▶ Available data:
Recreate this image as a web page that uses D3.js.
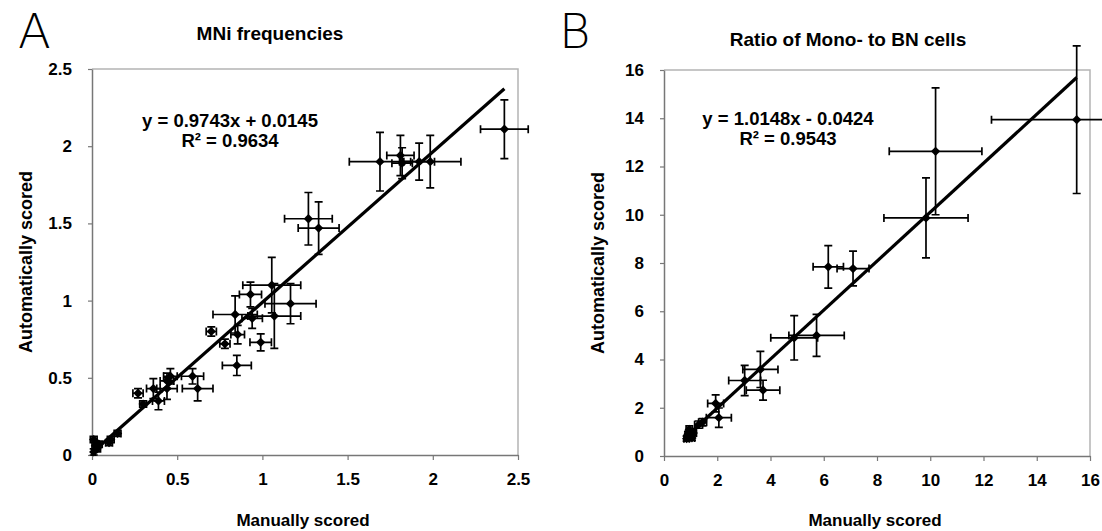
<!DOCTYPE html>
<html>
<head>
<meta charset="utf-8">
<script src="https://cdn.jsdelivr.net/npm/d3@7"></script>
<style>
  body { margin: 0; background: #fff; }
  text { font-family: "Liberation Sans", Arial, sans-serif; }
</style>
</head>
<body>
<div id="chart"></div>
<script>
// panel A: MNi frequencies  [x, xErr, y, yErr]
const mniX    = [0.01,0.02,0.01,0.04,0.03,0.10,0.11,0.15,0.27,0.30,0.36,0.39,0.44,0.44,0.46,0.59,0.62,0.70,0.78,0.855,0.85,0.99,0.84,0.94,1.07,0.93,1.055,1.165,1.27,1.33,1.69,1.81,1.82,1.92,1.985,2.42];
const mniXErr = [0.01,0.02,0.02,0.02,0.02,0.02,0.02,0.02,0.03,0.02,0.04,0.035,0.06,0.04,0.04,0.065,0.09,0.03,0.03,0.04,0.085,0.063,0.13,0.06,0.155,0.065,0.17,0.15,0.14,0.12,0.18,0.08,0.06,0.09,0.18,0.14];
const mniY    = [0.02,0.06,0.10,0.07,0.04,0.08,0.10,0.14,0.40,0.33,0.43,0.35,0.43,0.48,0.51,0.51,0.43,0.80,0.72,0.78,0.58,0.73,0.91,0.885,0.90,1.04,1.10,0.98,1.53,1.47,1.90,1.94,1.89,1.90,1.90,2.11];
const mniYErr = [0.02,0.03,0.02,0.02,0.02,0.02,0.02,0.02,0.03,0.02,0.065,0.057,0.07,0.05,0.05,0.05,0.08,0.03,0.03,0.06,0.065,0.055,0.12,0.065,0.21,0.08,0.18,0.13,0.17,0.17,0.19,0.13,0.10,0.12,0.17,0.19];

// panel B: ratio of mono- to BN cells
const ratioX    = [0.85,0.9,0.95,1.05,1.1,0.9,1.3,1.45,1.94,2.06,3.03,3.62,3.72,4.89,5.73,6.17,7.1,9.84,10.2,15.5];
const ratioXErr = [0.1,0.1,0.12,0.1,0.12,0.1,0.15,0.15,0.3,0.47,0.6,0.66,0.63,0.88,1.04,0.57,0.6,1.58,1.74,3.2];
const ratioY    = [0.72,0.8,1.1,0.75,0.95,0.9,1.3,1.4,2.18,1.59,3.13,3.59,2.73,4.90,5.0,7.84,7.77,9.87,12.63,13.94];
const ratioYErr = [0.1,0.12,0.15,0.1,0.12,0.1,0.15,0.15,0.35,0.4,0.63,0.75,0.41,0.92,0.87,0.88,0.72,1.66,2.63,3.06];

const mniTicks   = [0, 0.5, 1, 1.5, 2, 2.5];
const ratioTicks = [0, 2, 4, 6, 8, 10, 12, 14, 16];

const panels = [
  { letter: "A", letterX: 18, title: "MNi frequencies", titleX: 270, titleY: 40,
    left: 92, top: 69, max: 2.5, ticks: mniTicks,
    xs: mniX, xe: mniXErr, ys: mniY, ye: mniYErr, lineFrom: 0,
    slope: 0.9743, icpt: 0.0145, eq: ["y = 0.9743x + 0.0145", "R² = 0.9634"], eqX: 230, eqY: 127 },
  { letter: "B", letterX: 559, title: "Ratio of Mono- to BN cells", titleX: 848, titleY: 46,
    left: 664, top: 70, max: 16, ticks: ratioTicks,
    xs: ratioX, xe: ratioXErr, ys: ratioY, ye: ratioYErr, lineFrom: null,
    slope: 1.0148, icpt: -0.0424, eq: ["y = 1.0148x - 0.0424", "R² = 0.9543"], eqX: 788, eqY: 125 }
];

const W = 1102, H = 531, pw = 426, ph = 386;

const svg = d3.select("#chart").append("svg")
    .attr("width", W).attr("height", H);

panels.forEach(p => {
    const g = svg.append("g").attr("transform", `translate(${p.left},${p.top})`);

    const x = d3.scaleLinear().domain([0, p.max]).range([0, pw]);
    const y = d3.scaleLinear().domain([0, p.max]).range([ph, 0]);

    // plot border (top / right)
    g.append("path")
        .attr("d", `M0,0H${pw}V${ph}`)
        .attr("fill", "none").attr("stroke", "#b4b4b4").attr("stroke-width", 1.5);

    const xAxis = g.append("g")
        .attr("transform", `translate(0,${ph})`)
        .call(d3.axisBottom(x).tickValues(p.ticks).tickFormat(String).tickSizeInner(5).tickSizeOuter(0).tickPadding(13));
    const yAxis = g.append("g")
        .call(d3.axisLeft(y).tickValues(p.ticks).tickFormat(String).tickSizeInner(4).tickSizeOuter(0).tickPadding(16));

    [xAxis, yAxis].forEach(a => {
        a.select(".domain").attr("stroke", "#777").attr("stroke-width", 1.5);
        a.selectAll(".tick line").attr("stroke", "#777").attr("stroke-width", 1.2);
        a.selectAll("text")
            .attr("fill", "#000")
            .style("font-size", "17px")
            .style("font-weight", "bold")
            .style("font-family", "'Liberation Sans', Arial, sans-serif");
    });

    const data = p.xs.map((v, i) => ({ x: v, xe: p.xe[i], y: p.ys[i], ye: p.ye[i] }));

    // error bars
    const cap = 4;
    const eb = g.append("g").attr("stroke", "#000").attr("stroke-width", 1.7).attr("fill", "none");
    data.forEach(d => {
        const cx = x(d.x), cy = y(d.y);
        const x0 = x(d.x - d.xe), x1 = x(d.x + d.xe);
        const y0 = y(d.y - d.ye), y1 = y(d.y + d.ye);
        eb.append("path").attr("d",
            `M${x0},${cy}H${x1}M${x0},${cy - cap}V${cy + cap}M${x1},${cy - cap}V${cy + cap}` +
            `M${cx},${y0}V${y1}M${cx - cap},${y0}H${cx + cap}M${cx - cap},${y1}H${cx + cap}`);
    });

    // trend line
    const xMax = d3.max(p.xs);
    const lx0 = p.lineFrom !== null ? p.lineFrom : d3.min(p.xs);
    g.append("line")
        .attr("x1", x(lx0)).attr("y1", y(p.slope * lx0 + p.icpt))
        .attr("x2", x(xMax)).attr("y2", y(p.slope * xMax + p.icpt))
        .attr("stroke", "#000").attr("stroke-width", 3.2);

    // diamonds
    g.selectAll(".pt").data(data).join("path")
        .attr("class", "pt")
        .attr("transform", d => `translate(${x(d.x)},${y(d.y)})`)
        .attr("d", d3.symbol(d3.symbolDiamond2, 55))
        .attr("fill", "#000");

    // equation
    p.eq.forEach((t, i) => {
        svg.append("text")
            .attr("x", p.eqX).attr("y", p.eqY + i * 20)
            .attr("text-anchor", "middle")
            .style("font-size", "18.5px").style("font-weight", "bold")
            .text(t);
    });

    // titles
    svg.append("text")
        .attr("x", p.titleX).attr("y", p.titleY)
        .attr("text-anchor", "middle")
        .style("font-size", "19px").style("font-weight", "bold")
        .text(p.title);

    svg.append("text")
        .attr("x", p.letterX).attr("y", 48)
        .style("font-size", "48px").style("font-family", "'DejaVu Sans', sans-serif")
        .style("font-weight", "300")
        .text(p.letter);

    svg.append("text")
        .attr("x", p.left + pw / 2 - 2).attr("y", 526)
        .attr("text-anchor", "middle")
        .style("font-size", "17px").style("font-weight", "bold")
        .text("Manually scored");

    svg.append("text")
        .attr("transform", `translate(${p.left - 60},${p.top + ph / 2}) rotate(-90)`)
        .attr("text-anchor", "middle")
        .style("font-size", "18px").style("font-weight", "bold")
        .text("Automatically scored");
});
</script>
</body>
</html>
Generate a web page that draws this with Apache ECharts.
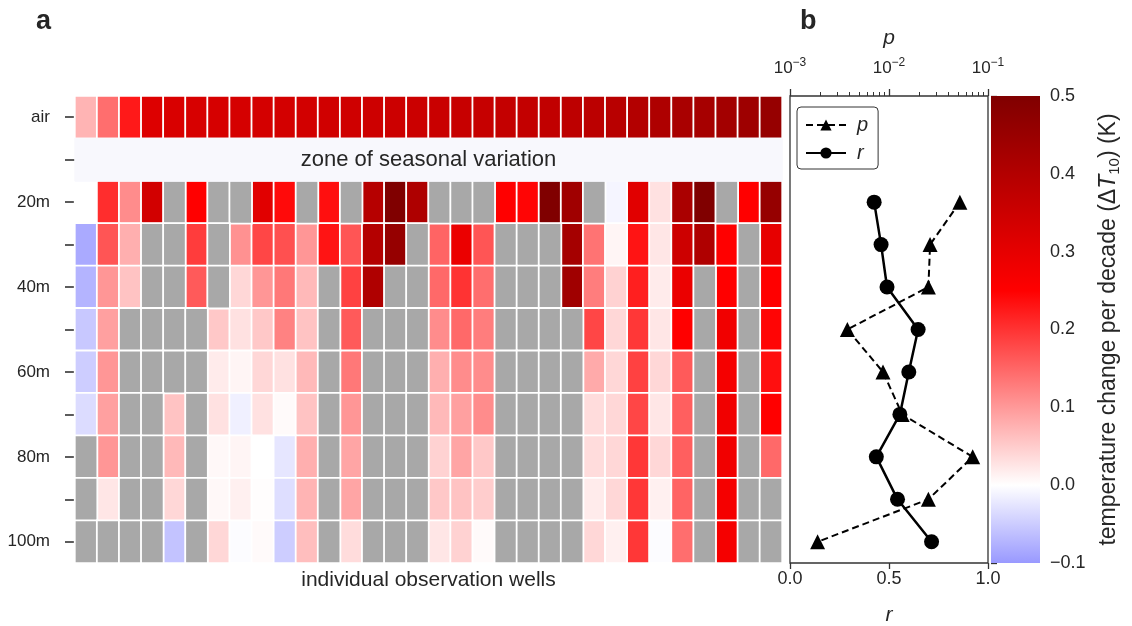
<!DOCTYPE html>
<html>
<head>
<meta charset="utf-8">
<script src="https://cdn.jsdelivr.net/npm/echarts@6/dist/echarts.min.js"></script>
<style>
  html, body { margin: 0; padding: 0; background: #fff; }
  #chart { width: 1132px; height: 626px; }
</style>
</head>
<body>
<div id="chart"></div>
<script>
// ---- data -------------------------------------------------------------
const wells = ['w01','w02','w03','w04','w05','w06','w07','w08','w09','w10','w11','w12','w13','w14','w15','w16',
               'w17','w18','w19','w20','w21','w22','w23','w24','w25','w26','w27','w28','w29','w30','w31','w32'];
const rows = ['air', 'seasonal', '20m', '30m', '40m', '50m', '60m', '70m', '80m', '90m', '100m'];
const rowTickLabels = ['air', '', '20m', '', '40m', '', '60m', '', '80m', '', '100m'];
const zoneLabel = 'zone of seasonal variation';
const wellsLabel = 'individual observation wells';

// decadal temperature change (K), one value per well; null = no data
const airTrend = [0.074, 0.142, 0.225, 0.318, 0.325, 0.328, 0.33, 0.332, 0.334, 0.336, 0.338, 0.342, 0.345, 0.348, 0.35, 0.352,
                  0.356, 0.36, 0.362, 0.365, 0.368, 0.372, 0.38, 0.385, 0.39, 0.4, 0.41, 0.42, 0.425, 0.43, 0.44, 0.455];
const t20m = [0, 0.206, 0.113, 0.338, null, 0.25, null, null, 0.309, 0.24, null, 0.235, null, 0.395, 0.5, 0.41,
              null, null, null, 0.25, 0.245, 0.5, 0.436, null, -0.01, 0.309, 0.029, 0.417, 0.5, null, 0.25, 0.456];
const t30m = [-0.083, 0.167, 0.078, null, null, 0.191, null, 0.108, 0.181, 0.172, 0.103, 0.23, 0.167, 0.397, 0.456, null,
              0.152, 0.289, 0.167, null, null, null, 0.426, 0.137, 0.01, 0.23, 0.025, 0.348, 0.407, 0.25, null, 0.299];
const t40m = [-0.074, 0.103, 0.059, null, null, 0.162, null, 0.039, 0.103, 0.132, 0.069, null, 0.186, 0.407, null, null,
              0.147, 0.2, 0.142, null, null, null, 0.436, 0.127, 0.044, 0.22, 0.02, 0.289, null, 0.25, null, 0.25];
const t50m = [-0.054, 0.093, null, null, null, null, 0.054, 0.029, 0.054, 0.123, 0.059, null, 0.162, null, null, null,
              0.113, 0.147, 0.127, null, null, null, null, 0.181, 0.039, 0.196, 0.025, 0.25, null, 0.279, null, 0.245];
const t60m = [-0.049, 0.103, null, null, null, null, 0.02, 0.01, 0.039, 0.029, 0.069, null, 0.132, null, null, null,
              0.078, 0.113, 0.113, null, null, null, null, 0.083, 0.039, 0.186, 0.039, 0.162, null, 0.27, null, 0.235];
const t70m = [-0.034, 0.093, null, null, 0.059, null, 0.029, -0.015, 0.029, 0.005, 0.059, null, 0.103, null, null, null,
              0.069, 0.093, 0.113, null, null, null, null, 0.034, 0.039, 0.181, 0.025, 0.157, null, 0.279, null, 0.25];
const t80m = [null, 0.103, null, null, 0.069, null, 0.007, 0.01, 0, -0.025, 0.078, null, 0.088, null, null, null,
              0.044, 0.088, 0.054, null, null, null, null, 0.034, 0.039, 0.196, 0.039, 0.157, null, 0.279, null, 0.147];
const t90m = [null, 0.025, null, null, 0.039, null, 0.007, 0.015, 0.002, -0.032, 0.074, null, 0.088, null, null, null,
              0.054, 0.059, 0.049, null, null, null, null, 0.02, 0.039, 0.196, 0.015, 0.152, null, 0.27, null, null];
const t100m = [null, null, null, null, -0.059, null, 0.039, -0.003, 0.005, -0.049, 0.064, null, 0.034, null, null, null,
               0.025, 0.044, 0.005, null, null, null, null, 0.039, 0.015, 0.196, -0.003, 0.142, null, 0.27, null, null];

// correlation between air and ground trends per depth (20m ... 100m)
const depthRows = ['20m', '30m', '40m', '50m', '60m', '70m', '80m', '90m', '100m'];
const rValues = [0.425, 0.46, 0.49, 0.647, 0.60, 0.555, 0.436, 0.543, 0.715];
const pValues = [0.052, 0.026, 0.025, 0.0038, 0.0087, 0.0136, 0.070, 0.025, 0.0019];

// colour scale
const cbMin = -0.1, cbMax = 0.5, cbStep = 0.1;
const pMajorTicks = [0.001, 0.01, 0.1];
const pMinorTicks = [0.002, 0.003, 0.004, 0.005, 0.006, 0.007, 0.008, 0.009,
                     0.02, 0.03, 0.04, 0.05, 0.06, 0.07, 0.08, 0.09];

// ---- colour map (diverging blue-white-red, centred at zero) -----------
function seismic(v) {
  const t = (v + 0.5);            // symmetric range +-0.5 around zero
  const stops = [[0, [0, 0, 77]], [0.25, [0, 0, 255]], [0.5, [255, 255, 255]],
                 [0.75, [255, 0, 0]], [1, [128, 0, 0]]];
  for (let i = 1; i < stops.length; i++) {
    if (t <= stops[i][0] + 1e-9) {
      const [t0, c0] = stops[i - 1], [t1, c1] = stops[i];
      const f = Math.min(1, Math.max(0, (t - t0) / (t1 - t0)));
      const c = c0.map((x, k) => Math.round(x + (c1[k] - x) * f));
      return 'rgb(' + c.join(',') + ')';
    }
  }
  return 'rgb(128,0,0)';
}
const nSamples = Math.round((cbMax - cbMin) / 0.05);
const sampleVals = [];
for (let i = 0; i <= nSamples; i++) sampleVals.push(cbMin + i * 0.05);
const mapColors = sampleVals.map(seismic);
const cbGradientStops = sampleVals.map((v, i) => ({
  offset: Math.min(1, Math.max(0, 1 - i / nSamples)),
  color: seismic(v)
})).reverse();

// ---- build heatmap cells ----------------------------------------------
const gridRows = { 'air': airTrend, '20m': t20m, '30m': t30m, '40m': t40m, '50m': t50m,
                   '60m': t60m, '70m': t70m, '80m': t80m, '90m': t90m, '100m': t100m };
const valueCells = [], missingCells = [], zoneCells = [];
rows.forEach((row, ri) => {
  if (row === 'seasonal') {
    wells.forEach((w, ci) => zoneCells.push([ci, ri, 0]));
    return;
  }
  gridRows[row].forEach((v, ci) => {
    if (v === null) missingCells.push([ci, ri, 0]);
    else valueCells.push([ci, ri, v]);
  });
});

const FONT = 'Liberation Sans, Arial, sans-serif';
const INK = '#262626';

const chart = echarts.init(document.getElementById('chart'), null, { renderer: 'canvas' });

const option = {
  backgroundColor: '#ffffff',
  animation: false,
  textStyle: { fontFamily: FONT, color: INK },
  grid: [
    { left: 75, top: 96, width: 707, height: 467, outerBoundsMode: 'none' },
    { left: 790, top: 96, width: 198, height: 467, outerBoundsMode: 'none',
      show: true, borderColor: '#333', borderWidth: 1.3, backgroundColor: 'transparent' },
    { left: 991, top: 96, width: 49, height: 467, outerBoundsMode: 'none' }
  ],
  xAxis: [
    { type: 'category', gridIndex: 0, data: wells, axisLine: { show: false }, axisTick: { show: false },
      axisLabel: { show: false }, splitLine: { show: false },
      name: wellsLabel, nameLocation: 'middle', nameGap: 7,
      nameTextStyle: { fontSize: 21, color: INK, fontFamily: FONT, verticalAlign: 'top' } },
    { type: 'value', gridIndex: 1, position: 'bottom', min: 0, max: 1, interval: 0.5,
      axisLine: { show: false }, splitLine: { show: false },
      axisTick: { show: true, length: 6, lineStyle: { color: '#333', width: 1.3 } },
      axisLabel: { formatter: v => v.toFixed(1), fontSize: 18, color: INK, margin: 7, fontFamily: FONT },
      name: 'r', nameLocation: 'middle', nameGap: 42,
      nameTextStyle: { fontSize: 21, fontStyle: 'italic', color: INK, fontFamily: FONT } },
    { type: 'log', logBase: 10, gridIndex: 1, position: 'top', min: 0.001, max: 0.1,
      axisLine: { show: false }, splitLine: { show: false },
      axisTick: { show: true, length: 7, customValues: pMajorTicks, lineStyle: { color: '#333', width: 1.3 } },
      axisLabel: {
        customValues: pMajorTicks, margin: 16, color: INK, fontFamily: FONT,
        formatter: v => '{b|10}{s|\u2212' + Math.round(-Math.log10(v)) + '}',
        rich: { b: { fontSize: 17, lineHeight: 24, color: INK, fontFamily: FONT },
                s: { fontSize: 12, lineHeight: 14, padding: [0, 0, 10, 0], color: INK, fontFamily: FONT } }
      },
      name: 'p', nameLocation: 'middle', nameGap: 47,
      nameTextStyle: { fontSize: 21, fontStyle: 'italic', color: INK, fontFamily: FONT } },
    { type: 'log', logBase: 10, gridIndex: 1, position: 'top', min: 0.001, max: 0.1,
      axisLine: { show: false }, splitLine: { show: false }, axisLabel: { show: false },
      axisTick: { show: true, length: 4, customValues: pMinorTicks, lineStyle: { color: '#333', width: 1 } } },
    { type: 'value', gridIndex: 2, min: 0, max: 1, show: false }
  ],
  yAxis: [
    { type: 'category', gridIndex: 0, data: rows, inverse: true,
      axisLine: { show: false }, splitLine: { show: false },
      axisTick: { show: true, alignWithLabel: true, length: 10, lineStyle: { color: '#333', width: 1.6 } },
      axisLabel: { interval: 0, formatter: (v, i) => rowTickLabels[i], fontSize: 17, color: INK, margin: 25, fontFamily: FONT } },
    { type: 'category', gridIndex: 1, data: rows, inverse: true, show: false },
    { type: 'value', gridIndex: 2, position: 'right', min: cbMin, max: cbMax, interval: cbStep,
      axisLine: { show: false }, splitLine: { show: false },
      axisTick: { show: true, length: 6, lineStyle: { color: '#333', width: 1.3 } },
      axisLabel: { formatter: v => (v < -1e-9 ? '\u2212' : '') + Math.abs(v).toFixed(1), fontSize: 18, color: INK, margin: 10, fontFamily: FONT },
      name: '{t|temperature change per decade (\u0394}{i|T}{s|10}{t|) (K)}',
      nameLocation: 'middle', nameRotate: 90, nameGap: 55,
      nameTextStyle: {
        color: INK, fontFamily: FONT,
        rich: { t: { fontSize: 23, lineHeight: 28, color: INK, fontFamily: FONT },
                i: { fontSize: 23, lineHeight: 28, fontStyle: 'italic', color: INK, fontFamily: FONT },
                s: { fontSize: 15, lineHeight: 17, padding: [11, 0, 0, 0], color: INK, fontFamily: FONT } }
      } }
  ],
  visualMap: {
    type: 'continuous', show: false, seriesIndex: 0, dimension: 2,
    min: cbMin, max: cbMax, inRange: { color: mapColors }
  },
  legend: {
    data: ['p', 'r'], orient: 'vertical', left: 797, top: 107,
    padding: [8, 10, 6, 8], itemGap: 8, itemWidth: 40, itemHeight: 14,
    borderColor: '#333', borderWidth: 1, borderRadius: 4,
    textStyle: { fontSize: 20, fontStyle: 'italic', color: INK, fontFamily: FONT, padding: [0, 0, 0, 6] }
  },
  series: [
    { name: 'trend', type: 'heatmap', xAxisIndex: 0, yAxisIndex: 0, data: valueCells,
      itemStyle: { borderColor: '#ffffff', borderWidth: 1.8 }, emphasis: { disabled: true } },
    { name: 'missing', type: 'heatmap', xAxisIndex: 0, yAxisIndex: 0, data: missingCells,
      itemStyle: { color: '#a8a8a8', borderColor: '#ffffff', borderWidth: 1.8 }, emphasis: { disabled: true } },
    { name: 'seasonal', type: 'heatmap', xAxisIndex: 0, yAxisIndex: 0, data: zoneCells,
      itemStyle: { color: '#f8f8fd', borderColor: '#f8f8fd', borderWidth: 1 }, emphasis: { disabled: true } },
    { name: 'r', type: 'line', xAxisIndex: 1, yAxisIndex: 1,
      data: depthRows.map((d, i) => [rValues[i], d]),
      symbol: 'circle', symbolSize: 15, itemStyle: { color: '#000' },
      lineStyle: { color: '#000', width: 2.5, type: 'solid' }, z: 3 },
    { name: 'p', type: 'line', xAxisIndex: 2, yAxisIndex: 1,
      data: depthRows.map((d, i) => [pValues[i], d]),
      symbol: 'triangle', symbolSize: 15, itemStyle: { color: '#000' },
      lineStyle: { color: '#000', width: 2, type: [7, 4] }, z: 4 },
    { name: 'colorbar', type: 'custom', xAxisIndex: 4, yAxisIndex: 2,
      data: [[0, cbMin, 1, cbMax]], encode: { x: [0, 2], y: [1, 3] }, silent: true,
      renderItem: (params, api) => {
        const a = api.coord([api.value(0), api.value(3)]);
        const b = api.coord([api.value(2), api.value(1)]);
        return { type: 'rect', shape: { x: a[0], y: a[1], width: b[0] - a[0], height: b[1] - a[1] },
                 style: { fill: new echarts.graphic.LinearGradient(0, 0, 0, 1, cbGradientStops) } };
      } }
  ]
};
chart.setOption(option);

// panel letters and the label across the seasonal band
const zx = (chart.convertToPixel({ xAxisIndex: 0 }, wells[15]) + chart.convertToPixel({ xAxisIndex: 0 }, wells[16])) / 2;
const zy = chart.convertToPixel({ yAxisIndex: 0 }, 'seasonal');
chart.setOption({
  graphic: [
    { type: 'text', left: 36, top: 8, style: { text: 'a', fontSize: 27, fontWeight: 'bold', fill: INK, fontFamily: FONT } },
    { type: 'text', left: 800, top: 8, style: { text: 'b', fontSize: 27, fontWeight: 'bold', fill: INK, fontFamily: FONT } },
    { type: 'text', x: zx, y: zy, z: 10,
      style: { text: zoneLabel, fontSize: 22, fill: INK, fontFamily: FONT, align: 'center', verticalAlign: 'middle' } }
  ]
});
</script>
</body>
</html>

▶ Do this: Pull every line holding "that" out of the records.

▶ Task response:
Recreate this image as a web page that uses D3.js.
Generate a web page that draws this with Apache ECharts.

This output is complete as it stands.